Chevre with Smoked Duck Breast and Asparagus Recipe
Chevre with Smoked Duck Breast and Asparagus
Flavors of Alsace
Total time: 15 to 30 minutes

Preparation time: 25 minutes
Cooking time: 3 minutes

Difficulty: Easy
Chef's Note

Substitute ricotta or fresh sheep's milk cheese for the chevre. For a fresh note, use basil instead of the chives.

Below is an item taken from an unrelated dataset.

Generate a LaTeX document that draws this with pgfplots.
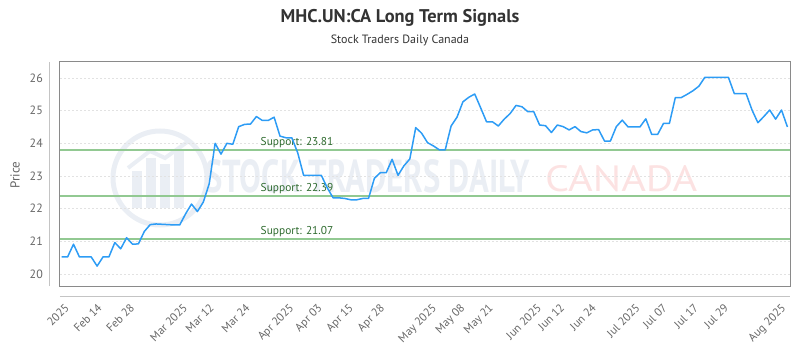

A recipe by Materne Koestel, Chef at La Maison Edouard Artzner.

For 6 servings

- 1 bunch of chives
- 100 g (3 1/2 oz.) smoked duck breast
- diced smoked duck breast
- grapeseed oil
- 1 kg (2 1/4 lb.) asparagus, preferably Alsatian

- cress
- pansies or other edible flowers
  1. Whisk the goat cheese for one minute. Blend in half of the chives, finely chopped, and the diced smoked duck breast.
  2. With a round cookie cutter or cylindrical mold, form a dome and decorate it with slices of smoked duck breast.
  3. Blanch the asparagus in boiling salted water; refresh in cold water.
  4. With a mandolin, slice a few asparagus stalks lengthwise and cut the tips from the remaining asparagus.
  5. Chop the remaining chives and combine them with the grapeseed oil.
  6. Arrange the chevre dome with the smoked duck breast in the center of the plate. Add the asparagus slices, then the tips.
  7. Decorate with a drizzle of the chive sauce, cress and edible flowers.